# Ho & Lee yield curve fitting with zero coupon bond market prices

The Ho & Lee model for interest rates is given by the SDE: $$\mathrm d r = \eta(t) \mathrm d t + c\,\mathrm d X$$ The calibration function for $$\eta(t)$$ is given by $$\eta^*(t)=c^2(t-t^*)-\frac{\partial^2}{\partial t^2}\operatorname{log}(Z_M(t^*;t))$$ where $$Z_M(t^*, t)$$ are the discount factors in the market from today $$= t^*$$ to maturity $$t$$ (Source: Paul Wilmott on Quantitative Finance, p. 526).

The term $$\frac{\partial^2}{\partial t^2}\operatorname{log}(Z_M(t^*;t))$$ confuses me.

I have a set of discount factors $$Z_M$$, which are numbers (e.g. $$Z_M(0;\,0.5)=0.99750, Z_M(0;\,1)=0.989060)$$.

So, the $$\operatorname{log}Z_M$$ is also a number.

How can I compute the partial derivative $$\frac{\partial^2}{\partial t^2}\operatorname{log}(Z_M(t^*;t))$$ of a number?

EDIT: My current understanding is that I have to use some interpolation method which is twice differentiable (for example spline interpolation) using the discount factors as support points. Would this be correct?

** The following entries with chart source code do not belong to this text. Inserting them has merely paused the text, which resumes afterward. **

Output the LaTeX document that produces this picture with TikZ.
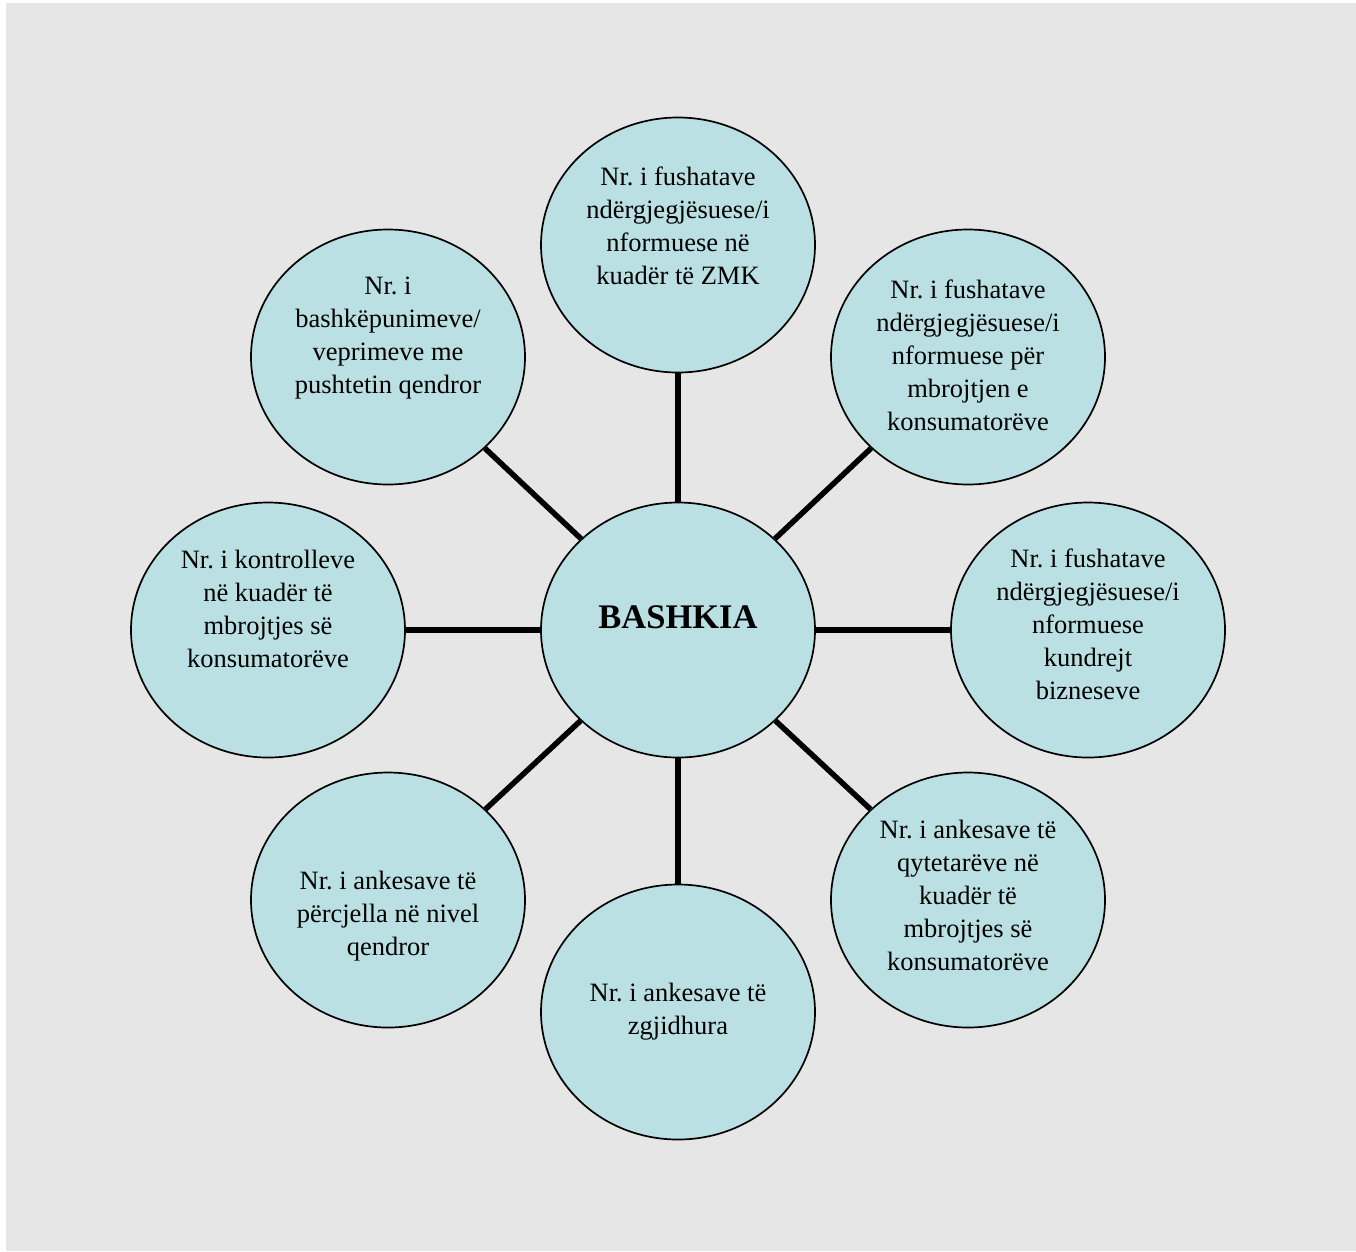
\documentclass[tikz,border=0pt]{standalone}
\usepackage{fontspec}
\setmainfont{Liberation Serif}
\usetikzlibrary{shapes.geometric}
\definecolor{pagegray}{HTML}{E6E6E6}
\definecolor{bubblefill}{HTML}{BAE0E3}
\frenchspacing
\begin{document}
\begin{tikzpicture}[x=1pt,y=-1pt,
  bubble/.style={ellipse, draw=black, line width=1.7pt, fill=bubblefill,
    minimum width=274pt, minimum height=255pt, inner sep=0pt},
  txt/.style={align=center, inner sep=0pt,
    font=\fontsize{26.5}{33}\selectfont},
  link/.style={line width=5.5pt, draw=black}]
% page and backdrop
\useasboundingbox (0,0) rectangle (1356,1251);
\fill[white] (0,0) rectangle (1356,1251);
\fill[pagegray] (6,3) rectangle (1356,1251);

% bubbles
\node[bubble] (c)  at (678,630)  {};
\node[bubble] (t)  at (678,245)  {};
\node[bubble] (ur) at (968,357)  {};
\node[bubble] (r)  at (1088,630) {};
\node[bubble] (lr) at (968,900)  {};
\node[bubble] (b)  at (678,1012) {};
\node[bubble] (ll) at (388,900)  {};
\node[bubble] (l)  at (268,630)  {};
\node[bubble] (ul) at (388,357)  {};

% spokes from the centre to each bubble
\foreach \n in {t,ur,r,lr,b,ll,l,ul}
  \draw[link] (c) -- (\n);

% texts
\node[font=\fontsize{34.5}{40}\selectfont\bfseries, inner sep=0pt] (tc) at (678,617) {BASHKIA};
\node[txt] (tt)  at (678,226)  {Nr. i fushatave\\ndërgjegjësuese/i\\nformuese në\\kuadër të ZMK};
\node[txt] (tur) at (968,355)  {Nr. i fushatave\\ndërgjegjësuese/i\\nformuese për\\mbrojtjen e\\konsumatorëve};
\node[txt] (tr)  at (1088,624) {Nr. i fushatave\\ndërgjegjësuese/i\\nformuese\\kundrejt\\bizneseve};
\node[txt] (tlr) at (968,895)  {Nr. i ankesave të\\qytetarëve në\\kuadër të\\mbrojtjes së\\konsumatorëve};
\node[txt] (tb)  at (678,1012) {Nr. i ankesave të\\zgjidhura};
\node[txt] (tll) at (388,916)  {Nr. i ankesave të\\përcjella në nivel\\qendror};
\node[txt] (tl)  at (268,609)  {Nr. i kontrolleve\\në kuadër të\\mbrojtjes së\\konsumatorëve};
\node[txt] (tul) at (388,338)  {Nr. i\\bashkëpunimeve/\\veprimeve me\\pushtetin qendror};
\end{tikzpicture}
\end{document}
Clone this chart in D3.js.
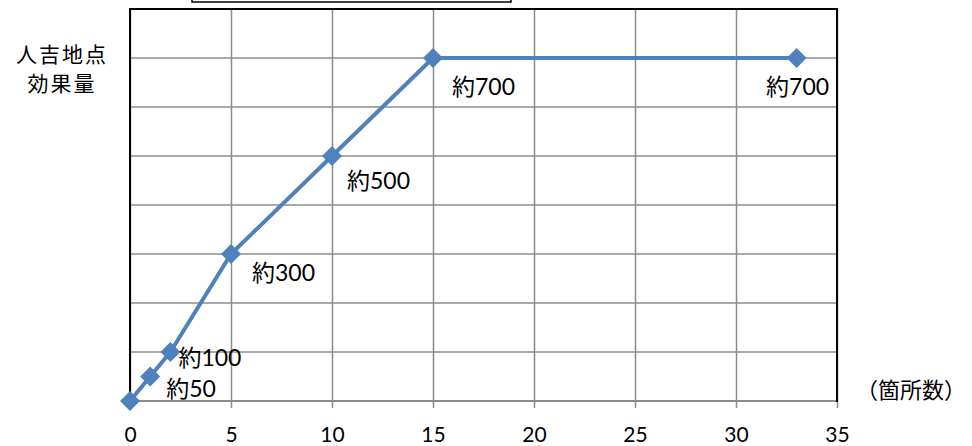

• You would need to estimate it numerically from your discount factors $Z_M(0,t)$ using finite differences. Commented Nov 28, 2018 at 0:50

For example if we assume the points you have available for your discount factors $$Z_M$$ are equally spaced with gap $$\Delta t$$ then you get the following approximation via the second order central finite difference method:
$$\eta^*(t) = c^2(t) - \frac{\partial^2}{\partial t^2}\log(Z_M(0;t))$$
$$\approx c^2(t) - \frac{\log(Z_M(0;t+\Delta t))-2\log(Z_M(0;t))+\log(Z_M(0;t-\Delta t))}{(\Delta t)^2}$$